Except that in this blog I was going to tell you why these famous Japanese car models and more are not wacky at all. They’re not titteringly amusing in the slightest but are instead steeped in common sense and implacable Japanese logic.

I was going to tell you about the Nissan Gloria. Formerly the Prince Gloria, it originated in the 1950s when cars were still rare and expensive and the Prince car company was the official vehicle supplier to the Japanese Imperial Household.
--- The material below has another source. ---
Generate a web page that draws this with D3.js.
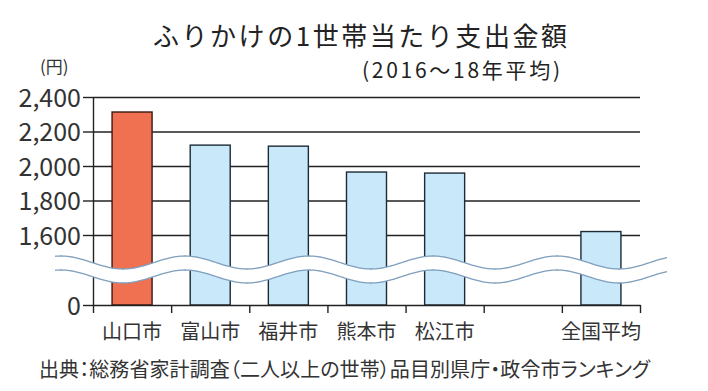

Prince gifted a car to the then crown prince – later to be Emperor Akihito – for his wedding and another for his anniversary.

It stands to reason, then, that an outward-looking company would give the model an appropriate, grand, joyful and, yes, glorious-sounding name that the rest of the world would understand. It wasn’t named after a Loose Women presenter.

The Isuzu GIGA 20 Light Dump? Well, it’s a small commercial vehicle, and there are countries in the world where the word ‘dump’ is as shoulder-shruggingly innocent as ‘spunk’ is in Australia. The Isuzu is, in effect, a small dump truck. There’s a Mazda Titan Dump, too. Guess what? It’s bigger.

The Bongo Friendee, I’ll admit, gave me more trouble. But the Bongo, a van, is a lightweight, tightly skinned piece of equipment that serves the community, just like a bongo drum: simple tools, like instruments, used for the enrichment of community.

A Bongo van with lots of seats or a camp bed? Well it’s an even more communal Bongo. A Bongo for friends. A Friendly Bongo, or a Bongo Friendee, if you will. Precisely nothing odd about that at all.

Which brings me to every internet forum’s favourite wacky Japanese car name, the Nissan Pantry Boy Supreme. I had assumed it was a small van beloved of caterers – certainly, the internet told me so – and, as such, Pantry Boy would, similarly, be a perfectly sensible, logical name. For a van used to deliver ingredients to small restaurants and caterers: things brought to you from a pantry. It’s the Japanese equivalent of a bread van. It’s entirely rational.

Except that I couldn’t find a picture or specification for the Pantry Boy anywhere, so I asked the good people of Nissan Europe about it. They were aware of the Pantry Boy but couldn’t find anything on it. So they asked their Japanese colleagues, who shrugged and said the equivalent of “never heard of it, mate”.